The first things that come to people’s minds when you mention automation are standard requests for items like changing the number of processors, changing the amount of memory for a virtual machine, adding a new virtual disk, or extending a virtual disk. I like to refer to this as “request automation.” Request automation encompasses the day-to-day tasks that end users request to support their applications and services. This is one of the first and most common workflows developed to cut back on the number of requests and tickets that are generated and have to be addressed.
Another type of automation is what I call “scanning automation,” which could also be called “find-and-fix automation.” This type of automation is achieved by using scheduled scans that find any targeted settings that are not presenting the expected value and then by taking the proper automated action to correct the discrepancies. An endless supply of scripts and workflows is readily available on the web to perform all kinds of different scans and queries in an environment. These reporting and health scripts can become the foundation for any find-and-fix automation. Half the work is already done, in that the scripts, workflow, or both are already looking for issues to report on. All that is left is to develop the actions to correct.

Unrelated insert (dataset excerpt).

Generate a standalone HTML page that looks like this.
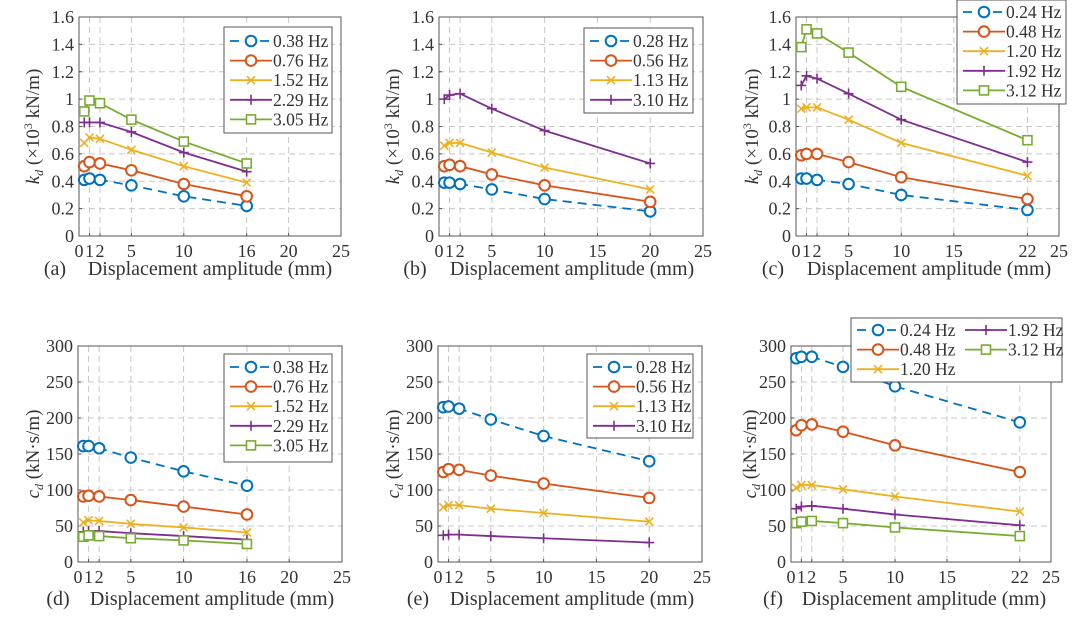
<!DOCTYPE html>
<html><head><meta charset="utf-8"><style>
html,body{margin:0;padding:0;background:#fff;}
svg{display:block;font-family:"Liberation Serif",serif;}
</style></head><body>
<svg id="fig" width="1080" height="618" viewBox="0 0 1080 618"></svg>
<script>
// x positions (mm)
const xsA = [0.5,1,2,5,10,16];
const xsB = [0.5,1,2,5,10,20];
const xsC = [0.5,1,2,5,10,22];
const xTicksA = [0,1,2,5,10,16,20,25];
const xTicksB = [0,1,2,5,10,15,20,25];
const xTicksC = [0,1,2,5,10,15,22,25];
const kTicks = [0,0.2,0.4,0.6,0.8,1,1.2,1.4,1.6];
const kTickLabels = ["0","0.2","0.4","0.6","0.8","1","1.2","1.4","1.6"];
const cTicks = [0,50,100,150,200,250,300];
const namesA = ["0.38 Hz","0.76 Hz","1.52 Hz","2.29 Hz","3.05 Hz"];
const namesB = ["0.28 Hz","0.56 Hz","1.13 Hz","3.10 Hz"];
const namesC = ["0.24 Hz","0.48 Hz","1.20 Hz","1.92 Hz","3.12 Hz"];
// panel (a) kd
const kdA038 = [0.41,0.42,0.41,0.37,0.29,0.22];
const kdA076 = [0.51,0.54,0.53,0.48,0.38,0.29];
const kdA152 = [0.68,0.72,0.71,0.63,0.51,0.39];
const kdA229 = [0.83,0.83,0.83,0.76,0.61,0.47];
const kdA305 = [0.91,0.99,0.97,0.85,0.69,0.53];
// panel (b) kd
const kdB028 = [0.39,0.39,0.38,0.34,0.27,0.18];
const kdB056 = [0.51,0.52,0.51,0.45,0.37,0.25];
const kdB113 = [0.66,0.68,0.68,0.61,0.50,0.34];
const kdB310 = [1.00,1.03,1.04,0.93,0.77,0.53];
// panel (c) kd
const kdC024 = [0.42,0.42,0.41,0.38,0.30,0.19];
const kdC048 = [0.59,0.60,0.60,0.54,0.43,0.27];
const kdC120 = [0.93,0.94,0.94,0.85,0.68,0.44];
const kdC192 = [1.10,1.17,1.15,1.04,0.85,0.54];
const kdC312 = [1.38,1.51,1.48,1.34,1.09,0.70];
// panel (d) cd
const cdD038 = [161,161,158,145,126,106];
const cdD076 = [91,92,91,86,77,66];
const cdD152 = [55,58,57,53,48,41];
const cdD229 = [42,43,43,40,36,31];
const cdD305 = [35,37,36,33,30,25];
// panel (e) cd
const cdE028 = [215,216,213,198,175,140];
const cdE056 = [125,129,128,120,109,89];
const cdE113 = [76,79,79,74,68,56];
const cdE310 = [37,38,38,36,33,27];
// panel (f) cd
const cdF024 = [283,285,285,271,244,194];
const cdF048 = [183,190,191,181,162,125];
const cdF120 = [103,107,107,101,91,70];
const cdF192 = [74,77,78,74,66,51];
const cdF312 = [54,56,57,54,48,36];

const NS="http://www.w3.org/2000/svg";
const svg=document.getElementById('fig');
const COL={blue:"#0072BD",orange:"#D95319",yellow:"#EDB120",purple:"#7E2F8E",green:"#77AC30"};
function mk(tag,attrs,parent){const e=document.createElementNS(NS,tag);for(const k in attrs)e.setAttribute(k,attrs[k]);(parent||svg).appendChild(e);return e;}

function marker(g,type,x,y,c){
  let m;
  if(type==='o'){m=mk('circle',{cx:x,cy:y,r:5.3,fill:'#fff',stroke:c,'stroke-width':2},g);}
  else if(type==='s'){m=mk('rect',{x:x-4.5,y:y-4.5,width:9,height:9,fill:'#fff',stroke:c,'stroke-width':1.6},g);}
  else if(type==='x'){m=mk('path',{d:`M${x-4} ${y-4}L${x+4} ${y+4}M${x-4} ${y+4}L${x+4} ${y-4}`,stroke:c,'stroke-width':1.6,fill:'none'},g);}
  else {m=mk('path',{d:`M${x-5} ${y}L${x+5} ${y}M${x} ${y-5}L${x} ${y+5}`,stroke:c,'stroke-width':1.6,fill:'none'},g);}
  
  
}

const panels=[
 {id:'a',L:79,R:341,T:17,B:236,ymax:1.6,yt:kTicks,ytl:kTickLabels,xt:xTicksA,xs:xsA,names:namesA,vals:[kdA038,kdA076,kdA152,kdA229,kdA305],
  st:['blue','orange','yellow','purple','green'],kind:'k',ylx:33,lab:[55,275],xtx:210,leg:{x:224,y:27,w:108,h:106,r0:41,cols:1}},
 {id:'b',L:439,R:703,T:17,B:236,ymax:1.6,yt:kTicks,ytl:kTickLabels,xt:xTicksB,xs:xsB,names:namesB,vals:[kdB028,kdB056,kdB113,kdB310],
  st:['blue','orange','yellow','purple'],kind:'k',ylx:393,lab:[415,275],xtx:572,leg:{x:584,y:28,w:109,h:85,r0:41,cols:1}},
 {id:'c',L:796,R:1059,T:17,B:236,ymax:1.6,yt:kTicks,ytl:kTickLabels,xt:xTicksC,xs:xsC,names:namesC,vals:[kdC024,kdC048,kdC120,kdC192,kdC312],
  st:['blue','orange','yellow','purple','green'],kind:'k',ylx:752,lab:[773,275],xtx:929,leg:{x:957,y:0,w:109,h:104,r0:12,cols:1}},
 {id:'d',L:78,R:342,T:346,B:562,ymax:300,yt:cTicks,ytl:cTicks.map(String),xt:xTicksA,xs:xsA,names:namesA,vals:[cdD038,cdD076,cdD152,cdD229,cdD305],
  st:['blue','orange','yellow','purple','green'],kind:'c',ylx:33,lab:[58,605],xtx:212,leg:{x:224,y:354,w:108,h:108,r0:367,cols:1}},
 {id:'e',L:438,R:702,T:346,B:562,ymax:300,yt:cTicks,ytl:cTicks.map(String),xt:xTicksB,xs:xsB,names:namesB,vals:[cdE028,cdE056,cdE113,cdE310],
  st:['blue','orange','yellow','purple'],kind:'c',ylx:393,lab:[418,605],xtx:572,leg:{x:587,y:354,w:106,h:84,r0:367,cols:1}},
 {id:'f',L:791,R:1051,T:346,B:562,ymax:300,yt:cTicks,ytl:cTicks.map(String),xt:xTicksC,xs:xsC,names:namesC,vals:[cdF024,cdF048,cdF120,cdF192,cdF312],
  st:['blue','orange','yellow','purple','green'],kind:'c',ylx:750,lab:[773,605],xtx:924,leg:{x:851,y:318,w:211,h:64,r0:330,cols:2}}
];
const MK={blue:'o',orange:'o',yellow:'x',purple:'+',green:'s'};

panels.forEach(p=>{
  const g=mk('g',{});
  
  
  const X=v=>p.L+(p.R-p.L)*v/25;
  const Y=v=>p.B-(p.B-p.T)*v/p.ymax;
  p.xt.forEach(t=>{ if(t>0&&t<25){const l=mk('line',{x1:X(t),x2:X(t),y1:p.T,y2:p.B,stroke:'#c8c8c8','stroke-dasharray':'6,4','stroke-width':1},g);
    }});
  p.yt.forEach(t=>{ if(t>0&&t<p.ymax){const l=mk('line',{x1:p.L,x2:p.R,y1:Y(t),y2:Y(t),stroke:'#c8c8c8','stroke-dasharray':'6,4','stroke-width':1},g);
    }});
  const box=mk('rect',{x:p.L,y:p.T,width:p.R-p.L,height:p.B-p.T,fill:'none',stroke:'#555','stroke-width':1},g);
  
  p.xt.forEach((t,i)=>{
    mk('line',{x1:X(t),x2:X(t),y1:p.B,y2:p.B-3,stroke:'#555'},g);
    const tx=mk('text',{x:X(t),y:p.B+21,'text-anchor':'middle','font-size':18,fill:'#333'},g);
    tx.textContent=t;
    
  });
  p.yt.forEach((t,i)=>{
    mk('line',{x1:p.L,x2:p.L+3,y1:Y(t),y2:Y(t),stroke:'#555'},g);
    const tx=mk('text',{x:p.L-5,y:Y(t)+6,'text-anchor':'end','font-size':18,fill:'#333'},g);
    tx.textContent=p.ytl[i];
    
  });
  p.vals.forEach((vals,si)=>{
    const c=COL[p.st[si]];
    const sg=mk('g',{},g);
    
    
    const d=vals.map((v,i)=>(i?'L':'M')+X(p.xs[i])+' '+Y(v)).join('');
    const attrs={d:d,fill:'none',stroke:c,'stroke-width':1.8};
    if(p.st[si]==='blue')attrs['stroke-dasharray']='9,6';
    mk('path',attrs,sg);
    vals.forEach((v,i)=>marker(sg,MK[p.st[si]],X(p.xs[i]),Y(v),c));
  });
  const xt=mk('text',{x:p.xtx,y:p.lab[1],'text-anchor':'middle','font-size':20,fill:'#333'},g);
  xt.textContent='Displacement amplitude (mm)';
  
  const pl=mk('text',{x:p.lab[0],y:p.lab[1],'text-anchor':'middle','font-size':20,fill:'#333'},g);
  pl.textContent='('+p.id+')';
  
  const cy=(p.T+p.B)/2;
  const yl=mk('text',{x:p.ylx,y:cy,'text-anchor':'middle','font-size':19,fill:'#333',transform:`rotate(-90 ${p.ylx} ${cy})`,dy:6},g);
  
  if(p.kind==='k'){
    yl.innerHTML='<tspan font-style="italic">k</tspan><tspan font-style="italic" font-size="12" dy="4">d</tspan><tspan dy="-4"> (×10</tspan><tspan font-size="12" dy="-7">3</tspan><tspan dy="7"> kN/m)</tspan>';
  } else {
    yl.innerHTML='<tspan font-style="italic">c</tspan><tspan font-style="italic" font-size="12" dy="4">d</tspan><tspan dy="-4"> (kN·s/m)</tspan>';
  }
  const L=p.leg;
  const lg=mk('g',{},g);
  
  mk('rect',{x:L.x,y:L.y,width:L.w,height:L.h,fill:'#fff',stroke:'#555','stroke-width':1},lg);
  p.names.forEach((n,si)=>{
    const col=L.cols===2?(si<3?0:1):0;
    const row=L.cols===2?(si<3?si:si-3):si;
    const lx=L.x+4+col*108;
    const ly=L.r0+row*19.6;
    const c=COL[p.st[si]];
    const eg=mk('g',{},lg);
    
    const a={x1:lx+2,x2:lx+44,y1:ly,y2:ly,stroke:c,'stroke-width':1.8};
    if(p.st[si]==='blue')a['stroke-dasharray']='9,6';
    mk('line',a,eg);
    marker(eg,MK[p.st[si]],lx+23,ly,c);
    const t=mk('text',{x:lx+45,y:ly+6,'font-size':17.5,fill:'#333'},eg);
    t.textContent=n;
  });
});
</script>
</body></html>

The flip side of the coin from scanning automation is what I call “alerting automation.” Alerting automation is exactly what it sounds like: the automation takes action upon a triggered alarm or alert from another system. In most data centers, this kind of automation has been in place for quite some time, utilizing SNMP to a monitoring server that automatically opens an incident in the change management system. False alarms from the monitoring system are one of the biggest complaints when relying on SNMP, but now before a ticket is opened, a workflow can be triggered to verify whether the alert is valid, and the automation can try to address the issue. That action could restart a service or a server itself; an attempt can be made, and if that does not resolve the issue, only then will an incident be opened.
Both scanning and alerting automation use what I consider “reactionary automation.” This is automation that reacts to an event or to the output from a workflow or script scanning the environment. The real magic with automation is with what I call “analytical automation.” Analytical automation brings to the table proactionary automation, by which some kind of data can be analyzed and logic applied to determine the best possible action to take. When it comes to computer hardware, failure is expected at some point, and you are stuck waiting for something to break. However, if you are collecting data, say performance data and other metrics, you now have the ability to monitor and trend the amount of storage available. Analytics could determine the expected amount of time until the storage is full and add more storage to the systems automatically. This is just one example of analytical automation. Let your imagination run wild, and think of the possibilities.
Performance is just one area in which analytical automation applies. Security is another. For example, what if data is collected from an application or servers that are Internet-facing, and while monitoring these servers, the analytics determines there has been a breach to a web server? The automation then automatically disables write access to that web server, powers the server off, moves that virtual machine to some kind of secure forensics area, and finally, deploys a new web server to replace the one compromised.
Is anyone out there using analytics automation in their environment today? If so, how and what are you doing? If you’re not doing this now, there is a good chance that you will in the future. Big data and analytics have been rapidly growing areas in information technology. I think we might start to see a lot more intelligence in different products and services in 2016. One of the companies I have my eye on for the year ahead, Primary Data, is an example of a business that is putting the logic and intelligence into the product. Goodbye 2015, and here we go, 2016!